For a design with 100kGate equivalent, Primetime was never able to return a path after 6hours of working.
 

Hey, thanks for replying. :)

But what I meant was why the path exist, not why it is reported. Why does it exist on the gate level netlist? Why does the logic synthesizer builds such a path?
 

A false path can originate from something that is static (non-changing) for some reason. For example, the address a chip decodes might be configurable using external pins which are pulled up or pulled down. The timing paths that these pins contribute to a logic cone are not relevant since they do not change. Hence, if we are not making timing it is prudent to mark these as false paths so that the tool will work on optimizing things that do change.
 
Hi! Yes, that is true. But it is not related with my question... this is a different type of false path.

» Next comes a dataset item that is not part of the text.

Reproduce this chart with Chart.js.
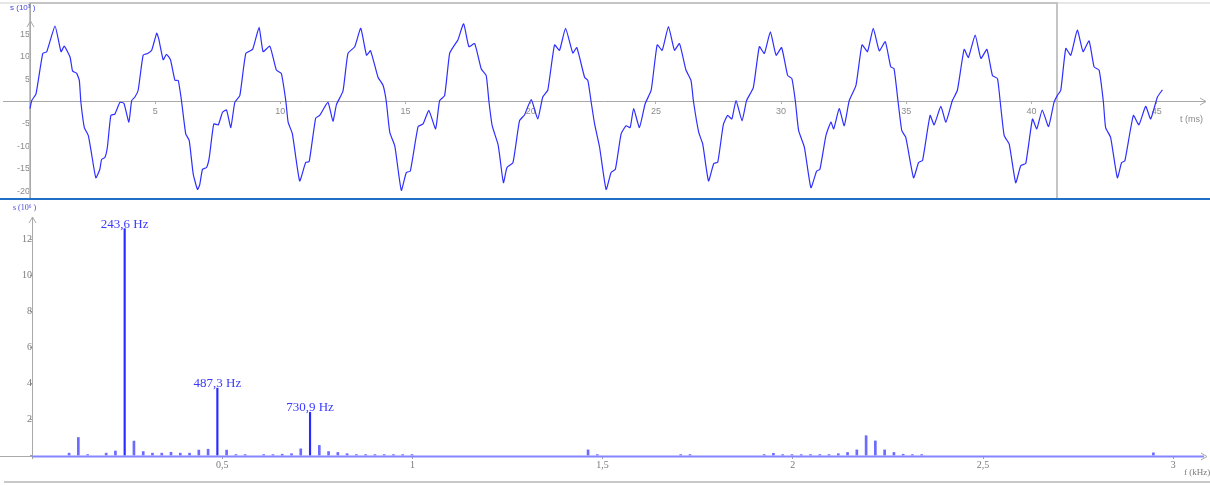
<!DOCTYPE html>
<html>
<head>
<meta charset="utf-8">
<script src="https://cdn.jsdelivr.net/npm/chart.js@4.4.1/dist/chart.umd.min.js"></script>
<style>
  html, body { margin: 0; padding: 0; background: #fff; }
  #wrap { position: relative; width: 1210px; height: 486px; overflow: hidden; background: #fff; }
  #signalCanvas { position: absolute; left: 0; top: 0; }
  #spectrumCanvas { position: absolute; left: 0; top: 200px; }
  #divider { position: absolute; left: 0; top: 198px; width: 1210px; height: 2px; background: #1f6fc6; }
</style>
</head>
<body>
<div id="wrap">
  <canvas id="signalCanvas" width="1210" height="230"></canvas>
  <canvas id="spectrumCanvas" width="1210" height="286"></canvas>
  <div id="divider"></div>
</div>
<script>
// ---- recorded signal: time (ms) and amplitude (x10^3) ----
const timeMs = [
  0.00,0.07,0.24,0.51,0.67,1.00,1.24,1.37,1.60,1.70,1.86,1.97,2.03,2.17,2.33,2.46,2.63,2.79,2.86,2.99,3.09,3.23,3.39,3.59,3.75,3.95,4.06,4.19,4.32,4.52,4.70,4.86,5.06,5.14,5.32,5.45,5.61,5.79,5.92,6.05,6.22,6.36,6.52,6.69,
  6.78,6.89,7.05,7.16,7.34,7.52,7.69,7.85,8.02,8.18,8.38,8.62,8.89,9.15,9.31,9.58,9.84,10.04,10.22,10.31,10.48,10.77,
  11.01,11.15,11.41,11.57,11.90,12.10,12.24,12.50,12.70,12.97,13.21,13.44,13.60,13.90,14.10,14.23,14.37,14.57,14.83,
  15.03,15.19,15.50,15.70,15.93,16.20,16.36,16.56,16.76,16.96,17.09,17.32,17.53,17.76,18.02,18.22,18.33,18.46,18.69,18.76,18.91,
  19.05,19.29,19.55,19.75,20.02,20.28,20.48,20.68,20.95,21.15,21.39,21.68,21.84,22.15,22.28,22.41,22.55,22.75,23.01,
  23.21,23.38,23.61,23.81,23.97,24.11,24.34,24.57,24.81,25.05,25.25,25.50,25.74,25.94,26.20,26.40,26.50,26.71,26.87,27.10,
  27.31,27.47,27.69,27.86,28.03,28.20,28.44,28.62,28.89,29.13,29.33,29.57,29.80,30.02,30.26,30.43,30.57,30.70,30.93,31.19,
  31.42,31.55,31.79,31.99,32.10,32.32,32.52,32.72,32.99,33.23,33.45,33.68,33.92,34.16,34.38,34.51,34.67,34.82,34.98,35.29,
  35.49,35.65,35.95,36.11,36.38,36.58,36.84,37.04,37.31,37.48,37.75,37.98,38.22,38.44,38.64,38.75,38.91,39.11,39.37,
  39.57,39.77,40.04,40.21,40.43,40.68,40.90,41.03,41.17,41.37,41.57,41.83,42.06,42.30,42.50,42.70,42.87,42.96,43.16,43.43,
  43.60,43.73,44.07,44.29,44.56,44.76,45.03,45.23
];
const signal = [
  -1.6,0.2,1.7,10.7,11.1,16.8,11.1,12.3,9.9,6.8,6.3,4.7,0.0,-5.8,-7.6,-11.7,-17.0,-15.1,-12.9,-12.5,-10.2,-3.1,-2.8,-0.2,-0.4,-4.6,0.2,1.0,2.5,10.3,10.7,11.4,15.2,14.0,9.3,10.5,9.3,4.7,4.7,0.2,-7.2,-8.7,-16.2,-19.6,
  -18.5,-15.1,-14.7,-12.5,-5.0,-5.2,-2.4,-1.9,-5.8,-0.2,1.3,10.7,11.6,16.5,11.1,12.3,7.0,6.2,0.0,-4.6,-7.2,-17.7,
  -13.6,-13.4,-3.7,-3.1,-0.2,-4.4,-0.7,2.3,10.7,12.2,16.3,10.3,11.3,5.4,3.6,0.0,-6.9,-9.9,-19.8,
  -15.8,-15.5,-5.6,-5.0,-2.0,-6.1,0.2,1.3,10.7,12.6,13.7,17.3,12.2,12.9,7.3,5.8,0.0,-5.4,-9.5,-12.1,-18.1,
  -14.7,-13.6,-4.3,-3.0,0.4,-3.9,1.0,2.5,12.6,11.4,16.3,10.8,12.0,5.4,4.7,0.0,-5.0,-10.2,-19.6,
  -15.8,-15.1,-7.2,-5.4,-5.8,-1.6,-5.8,-0.5,2.5,12.6,11.4,16.7,11.4,12.9,7.0,4.7,0.0,-6.9,-9.5,-17.7,
  -13.8,-13.5,-5.2,-3.1,-3.9,0.2,-4.3,0.2,3.1,12.2,10.7,15.5,10.3,12.0,5.8,5.1,0.0,-6.5,-10.2,-19.2,
  -15.5,-15.1,-7.6,-4.6,-6.1,-1.6,-5.4,0.2,3.6,12.6,11.1,16.3,11.3,13.3,7.7,7.3,0.0,-6.5,-8.0,-17.0,
  -13.6,-13.1,-3.1,-5.2,-1.1,-4.6,0.2,2.5,11.6,9.8,14.8,9.6,11.6,5.8,5.1,0.0,-7.6,-9.5,-18.1,
  -14.3,-13.8,-3.9,-6.1,-1.9,-5.6,-0.2,1.3,2.5,11.8,10.3,15.9,11.1,13.5,7.7,7.0,0.0,-5.8,-8.0,-17.0,
  -13.6,-13.2,-3.1,-5.2,-1.1,-3.9,1.0,2.6
];
const selectionEndMs = 41.0;

// ---- spectrum: labelled peaks (Hz) and the smaller lines (kHz) ----
const peakHz = [243.6, 487.3, 730.9];
const peakAmp = [12.6, 3.74, 2.4];
const lineKHz = [
  0.0975,0.1218,0.1462,0.1949,0.2193,0.2680,0.2924,0.3167,0.3411,0.3654,0.3898,0.4142,0.4385,0.4629,
  0.5116,0.5360,0.5603,0.6091,0.6334,0.6578,0.6822,0.7065,0.7553,0.7796,0.8040,0.8283,
  0.8527,0.8771,0.9014,0.9258,0.9502,0.9745,0.9989,
  1.4618,1.4861,1.7054,1.7298,
  1.9247,1.9490,1.9734,1.9978,2.0221,2.0465,2.0709,2.0952,2.1196,2.1439,2.1683,2.1927,2.2170,2.2414,2.2658,2.2901,2.3145,2.3388,
  2.9479
];
const lineAmp = [
  0.13,1.0,0.05,0.13,0.25,0.8,0.22,0.13,0.13,0.18,0.13,0.13,0.3,0.35,
  0.3,0.05,0.05,0.05,0.05,0.07,0.1,0.37,0.56,0.22,0.17,0.1,
  0.05,0.05,0.05,0.05,0.05,0.05,0.05,
  0.31,0.05,0.05,0.05,
  0.05,0.12,0.05,0.05,0.05,0.05,0.05,0.05,0.1,0.17,0.31,1.1,0.81,0.31,0.17,0.07,0.05,0.05,
  0.15
];

const GRAY_AXIS = '#a9a9a9';
const TICK_GRAY = '#8c8c8c';

function seg(ctx, x1, y1, x2, y2) {
  ctx.beginPath(); ctx.moveTo(x1, y1); ctx.lineTo(x2, y2); ctx.stroke();
}
function arrowRight(ctx, x, y) {
  ctx.beginPath(); ctx.moveTo(x - 6, y - 3.5); ctx.lineTo(x, y); ctx.lineTo(x - 6, y + 3.5); ctx.stroke();
}
function arrowUp(ctx, x, y) {
  ctx.beginPath(); ctx.moveTo(x - 3.5, y + 6); ctx.lineTo(x, y); ctx.lineTo(x + 3.5, y + 6); ctx.stroke();
}

// axis lines, arrows, frame and titles for the time-domain panel
const signalDecor = {
  id: 'signalDecor',
  beforeDatasetsDraw(chart) {
    const {ctx, scales: {x, y}} = chart;
    const x0 = Math.round(x.getPixelForValue(0)) + 0.5;
    const y0 = Math.round(y.getPixelForValue(0)) + 0.5;
    const xSel = Math.round(x.getPixelForValue(selectionEndMs));
    ctx.save();
    ctx.lineWidth = 2;
    ctx.strokeStyle = '#e6e6e6';
    seg(ctx, 0, 3, 1210, 3);
    ctx.strokeStyle = '#c4c4c4';
    ctx.strokeRect(x0 - 0.5, 3, xSel - x0 + 0.5, 196);
    ctx.lineWidth = 1;
    ctx.strokeStyle = GRAY_AXIS;
    seg(ctx, 3, y0, 1206, y0);
    arrowRight(ctx, 1206, y0);
    seg(ctx, x0, 3, x0, 198);
    arrowUp(ctx, x0, 21);
    ctx.fillStyle = '#8a8a8a';
    ctx.font = '9px "Liberation Sans", Arial, sans-serif';
    ctx.textBaseline = 'middle';
    ctx.textAlign = 'left';
    ctx.fillText('t (ms)', 1180, 120);
    ctx.fillStyle = '#4747dd';
    ctx.font = '8px "Liberation Sans", Arial, sans-serif';
    ctx.fillText('s (10³ )', 10, 8);
    ctx.restore();
  }
};

// axis lines, baseline, frame and titles for the spectrum panel
const spectrumDecor = {
  id: 'spectrumDecor',
  beforeDatasetsDraw(chart) {
    const {ctx, scales: {x, y}} = chart;
    const x0 = Math.round(x.getPixelForValue(0)) + 0.5;
    const y0 = Math.round(y.getPixelForValue(0)) + 0.5;
    ctx.save();
    ctx.lineWidth = 1;
    ctx.strokeStyle = GRAY_AXIS;
    seg(ctx, 0, y0, x0, y0);
    seg(ctx, x0, 17, x0, y0);
    arrowUp(ctx, x0, 17);
    arrowRight(ctx, 1207, y0);
    ctx.lineWidth = 2;
    ctx.strokeStyle = '#8585ff';
    seg(ctx, x0, y0, 1204, y0);
    ctx.strokeStyle = '#c8c8c8';
    seg(ctx, 4, 282, 1210, 282);
    ctx.fillStyle = '#7a7a7a';
    ctx.font = '9px "Liberation Serif", "Times New Roman", serif';
    ctx.textBaseline = 'middle';
    ctx.textAlign = 'left';
    ctx.fillText('f (kHz)', 1184, 273);
    ctx.fillStyle = '#4747dd';
    ctx.font = '8px "Liberation Serif", "Times New Roman", serif';
    ctx.fillText('s (10⁶ )', 13, 8);
    ctx.restore();
  },
  afterDatasetsDraw(chart) {
    const {ctx, scales: {x, y}} = chart;
    ctx.save();
    ctx.fillStyle = '#3a3aff';
    ctx.font = '13px "Liberation Serif", "Times New Roman", serif';
    ctx.textAlign = 'center';
    ctx.textBaseline = 'alphabetic';
    peakHz.forEach((hz, i) => {
      const px = x.getPixelForValue(hz / 1000);
      const py = y.getPixelForValue(peakAmp[i]);
      ctx.fillText(String(hz).replace('.', ',') + ' Hz', px, py - 1);
    });
    ctx.restore();
  }
};

const hideZero = v => (v === 0 ? '' : String(v).replace('.', ','));

new Chart(document.getElementById('signalCanvas'), {
  type: 'line',
  data: {
    datasets: [{
      data: timeMs.map((t, i) => ({x: t, y: signal[i]})),
      borderColor: '#2e2eff',
      borderWidth: 1.2,
      pointRadius: 0,
      tension: 0.15,
      clip: false
    }]
  },
  options: {
    responsive: false,
    animation: false,
    layout: {padding: {left: 30, right: 5, top: 22, bottom: 32}},
    plugins: {legend: {display: false}, tooltip: {enabled: false}},
    scales: {
      x: {
        type: 'linear',
        position: {y: 0},
        min: 0, max: 46.93,
        border: {display: false},
        grid: {drawOnChartArea: false, drawTicks: true, tickLength: 3, tickColor: '#b0b0b0'},
        ticks: {stepSize: 5, includeBounds: false, padding: 2, color: TICK_GRAY,
                font: {family: '"Liberation Sans", Arial, sans-serif', size: 9},
                maxRotation: 0, autoSkip: false, callback: hideZero}
      },
      y: {
        type: 'linear',
        position: {x: 0},
        min: -21.5, max: 17.7,
        border: {display: false},
        grid: {drawOnChartArea: false, drawTicks: true, tickLength: 2, tickColor: '#b0b0b0'},
        ticks: {stepSize: 5, includeBounds: false, padding: 1, color: TICK_GRAY,
                font: {family: '"Liberation Sans", Arial, sans-serif', size: 9},
                callback: hideZero}
      }
    }
  },
  plugins: [signalDecor]
});

new Chart(document.getElementById('spectrumCanvas'), {
  type: 'bar',
  data: {
    datasets: [
      {
        data: lineKHz.map((f, i) => ({x: f, y: lineAmp[i]})),
        backgroundColor: '#6b6bff',
        barThickness: 2,
        grouped: false
      },
      {
        data: peakHz.map((hz, i) => ({x: hz / 1000, y: peakAmp[i]})),
        backgroundColor: '#2a2aff',
        barThickness: 1.5,
        grouped: false
      }
    ]
  },
  options: {
    responsive: false,
    animation: false,
    layout: {padding: {left: 32, right: 4, top: 18, bottom: 18}},
    plugins: {legend: {display: false}, tooltip: {enabled: false}},
    scales: {
      x: {
        type: 'linear',
        position: {y: 0},
        offset: false,
        min: 0, max: 3.0862,
        border: {display: false},
        grid: {offset: false, drawOnChartArea: false, drawTicks: true, tickLength: 3, tickColor: '#a0a0a0'},
        ticks: {stepSize: 0.5, includeBounds: false, padding: 1, color: '#7a7a7a',
                font: {family: '"Liberation Serif", "Times New Roman", serif', size: 10},
                maxRotation: 0, autoSkip: false, callback: hideZero}
      },
      y: {
        type: 'linear',
        position: {x: 0},
        min: -0.694, max: 13.19,
        border: {display: false},
        grid: {drawOnChartArea: false, drawTicks: true, tickLength: 2, tickColor: '#a0a0a0'},
        ticks: {stepSize: 2, includeBounds: false, padding: 1, color: '#7a7a7a',
                font: {family: '"Liberation Serif", "Times New Roman", serif', size: 10},
                callback: hideZero}
      }
    }
  },
  plugins: [spectrumDecor]
});
</script>
</body>
</html>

I still did not understand why would the logic synthesis create a netlist with a logic path that will never happen, for *any* combination of stimulus. An example of what I'm saying would be:

false_path.jpg
 

That circuit was an artificial case to demonstrate what is meant by a false path. I doubt there are any synthesis tools that will produce the above circuit, they would instead remove the first mux and attach C directly to the second mux, along with a warning in the synthesis report about removing the signal B and the first mux.
 

Yikes. Based on the description on your link, the multiplexer with output D and the port/signal B should have been optimized away during synthesis.

What tool created that? Submit it as a bug.
 

No tool created that, it is just a basic example for people to understand the concept. But if we expand that concept to a complex circuit, it will happen? Or are you saying that false paths that are not sensitized by any input vector do not exist?
 

You are not helping people by showing a bogus example. No quality synthesis tool will produce your example.

So restating your original question, "Why does this particular false path exist?". The answer is false paths of this type do not exist.

Maybe you should do a web search of false paths and so you get a better understanding of them.
 

Well, I found this example while doing a web search of false paths... as I said, I think it fits okay to explain the principle.

So, my question is not if that particular false path would exist. My question is if false paths that are not sensitized by any input vector do exist.

Thanks!
 

If an input to a logic cone doesn't contribute (result in a change of state) to the output then the synthesis tool should optimize the input away. Only by forcing the synthesis tool to not optimize the signal away will you have such a case.

The typical false path case was explained in post #4.